Through self-choreographed Bata movement and Yoruba poetry, the locally made fashion model-turned-photoshoot movement coordinator-turned film director Taoheed Bayo is bringing his new short film, Aare, to the Twin Cities as an ode to his childhood and Nigerian culture. 

Born and raised in Lagos, Nigeria, Bayo’s childhood was adorned in the dance, movement, and sound that brings Yoruba culture to life. The Yoruba tribe is one of the largest ethnic groups in Africa, spanning the lengths of Nigeria, Togo, and Benin in its oral and movement-focused traditions. In Aare, Bayo uses Yoruba Bata drums, his own contemporary take on traditional Bata dance choreography, and a poem written by Bayo’s close friend and Nigerian poet, Opeyemi Ademola, to bring his own “expansive man” to life. Translated directly as “loyalty” in English, Aare explores the role that Yoruba culture plays in defining the boundaries and mightiness of, what Bayo considers the theme of the film, being an expansive man.    

March 17 marks the Twin Cities’ Aare screening and community talk at the Minneapolis event space, Public Functionary. The event offers a new, communal experience and intimate look into Bayo’s first directorial film debut in the city that shaped his artistic identity.    

“Minneapolis is the genesis of my work, point blank,” he said, explaining why he decided to have the first official Aare screening and community event in the Twin Cities. “I wanted to repay the loyalty that the city has given me and the friendships that I’ve developed here with artists and non-artists, alike.”

Bayo’s Minnesotan roots stem from Saint Paul College and the University of Minnesota, where he studied mathematics from 2015 to 2020. What began as being scouted by a photographer on the UMN campus for an amateur modeling photoshoot grew into Bayo’s own artistic vision leading and creating projects around the Twin Cities, the place that he considers to be the birthplace of his artistic career. After wandering around Europe in 2021 as a nomadic model living out of his suitcase, Bayo digested the foods, places, and cultures of the world to bring his experiences back to Minnesota in 2022. The first time he had ever experienced being in front of a camera was here, and to Bayo, it’s only right to share his directorial film debut with the city that offered him his first artistic opportunities. 
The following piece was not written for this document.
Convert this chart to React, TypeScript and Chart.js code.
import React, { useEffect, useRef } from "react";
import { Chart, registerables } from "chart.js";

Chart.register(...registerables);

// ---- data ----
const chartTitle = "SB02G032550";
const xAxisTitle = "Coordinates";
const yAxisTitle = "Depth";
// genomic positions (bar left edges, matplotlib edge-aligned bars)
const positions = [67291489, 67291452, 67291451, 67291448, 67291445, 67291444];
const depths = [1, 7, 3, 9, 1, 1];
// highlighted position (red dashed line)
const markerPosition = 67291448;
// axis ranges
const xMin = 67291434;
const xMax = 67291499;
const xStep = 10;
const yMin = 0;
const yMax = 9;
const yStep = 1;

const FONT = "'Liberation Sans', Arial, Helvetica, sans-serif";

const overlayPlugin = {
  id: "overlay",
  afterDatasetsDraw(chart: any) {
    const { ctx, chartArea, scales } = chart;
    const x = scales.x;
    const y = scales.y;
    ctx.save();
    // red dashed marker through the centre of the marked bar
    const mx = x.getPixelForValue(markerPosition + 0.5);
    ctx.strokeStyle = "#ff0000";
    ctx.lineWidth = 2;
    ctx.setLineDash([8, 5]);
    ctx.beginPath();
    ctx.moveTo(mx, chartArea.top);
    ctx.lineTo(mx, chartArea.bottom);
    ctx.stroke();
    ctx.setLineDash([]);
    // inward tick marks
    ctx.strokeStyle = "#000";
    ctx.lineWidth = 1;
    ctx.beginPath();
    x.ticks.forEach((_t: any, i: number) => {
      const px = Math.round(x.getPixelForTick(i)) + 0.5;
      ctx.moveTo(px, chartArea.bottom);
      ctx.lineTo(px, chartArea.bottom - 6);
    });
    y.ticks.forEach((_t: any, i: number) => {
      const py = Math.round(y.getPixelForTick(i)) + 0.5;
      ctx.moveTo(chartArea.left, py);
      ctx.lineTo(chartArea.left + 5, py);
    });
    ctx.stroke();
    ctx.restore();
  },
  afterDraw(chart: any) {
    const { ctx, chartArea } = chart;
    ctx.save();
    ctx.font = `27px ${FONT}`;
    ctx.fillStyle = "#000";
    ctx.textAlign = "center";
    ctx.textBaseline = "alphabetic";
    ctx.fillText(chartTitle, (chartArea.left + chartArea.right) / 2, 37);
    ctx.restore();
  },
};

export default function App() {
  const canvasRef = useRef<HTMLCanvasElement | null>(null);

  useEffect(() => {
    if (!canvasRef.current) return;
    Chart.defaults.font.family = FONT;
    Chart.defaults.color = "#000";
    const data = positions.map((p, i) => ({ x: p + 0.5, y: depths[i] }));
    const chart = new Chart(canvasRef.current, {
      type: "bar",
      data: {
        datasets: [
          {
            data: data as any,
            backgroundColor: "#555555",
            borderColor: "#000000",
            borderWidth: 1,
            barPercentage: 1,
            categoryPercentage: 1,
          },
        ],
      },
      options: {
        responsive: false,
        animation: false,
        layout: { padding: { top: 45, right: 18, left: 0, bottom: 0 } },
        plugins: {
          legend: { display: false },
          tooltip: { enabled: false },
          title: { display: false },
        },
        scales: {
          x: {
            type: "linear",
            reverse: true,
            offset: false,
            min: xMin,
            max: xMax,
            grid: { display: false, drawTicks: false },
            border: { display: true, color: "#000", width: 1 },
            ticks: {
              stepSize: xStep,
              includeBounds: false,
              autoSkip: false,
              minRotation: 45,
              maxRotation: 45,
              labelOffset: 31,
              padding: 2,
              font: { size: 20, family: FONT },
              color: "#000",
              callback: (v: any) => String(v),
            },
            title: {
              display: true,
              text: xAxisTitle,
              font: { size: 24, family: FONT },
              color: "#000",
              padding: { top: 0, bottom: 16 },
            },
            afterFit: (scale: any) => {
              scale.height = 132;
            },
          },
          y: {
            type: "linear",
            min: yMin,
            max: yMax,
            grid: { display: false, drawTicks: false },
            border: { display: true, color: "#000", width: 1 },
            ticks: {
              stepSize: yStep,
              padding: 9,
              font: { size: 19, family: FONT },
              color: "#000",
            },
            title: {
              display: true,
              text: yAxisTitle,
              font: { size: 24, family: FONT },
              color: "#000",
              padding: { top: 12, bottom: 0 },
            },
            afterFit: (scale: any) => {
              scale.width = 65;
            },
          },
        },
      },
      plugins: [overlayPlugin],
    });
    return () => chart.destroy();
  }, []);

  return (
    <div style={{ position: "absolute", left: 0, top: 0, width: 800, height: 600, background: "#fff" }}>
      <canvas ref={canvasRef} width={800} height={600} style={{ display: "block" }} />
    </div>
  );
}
While hanging out with his friend, local Twin Cities photographer and co-director of Aare, Mark Khan, after returning to Minnesota last April, the idea for the project was born. The beaded headpiece that Bayo would eventually wear in the project glistened in the sunlight inside of Khan’s apartment. As Bayo tried it on for the first time, he couldn’t help but be reminded of Nigerian royalty; of the strength and nobility of his home country; of what makes the mighty. Within minutes, Bayo reached out to his friend and poet in Nigeria, Ademola, to create the poem that would become the path leading the film’s nameless character to the idea of mightiness throughout the film’s four-minute story. Aare represents Bayo’s life experience, from the film’s team being fully crafted of his local Twin Cities creative friends to having his own mom narrating the poem in the video.         

Aare first premiered on Nowness in December, but hasn’t touched a movie screen or been shown to a live audience since its release. That is, until it hits its first in-person screening this Friday from 6 P.M. to 9 P.M. Bayo, Khan, and the film’s director of photography Justin Ofori-Atta, will be leading the discussion, with moderation from Yasmeenah Sideak-Jama, better known as the local DJ Yasmeenah. The event is free to the public, but requires advanced registration.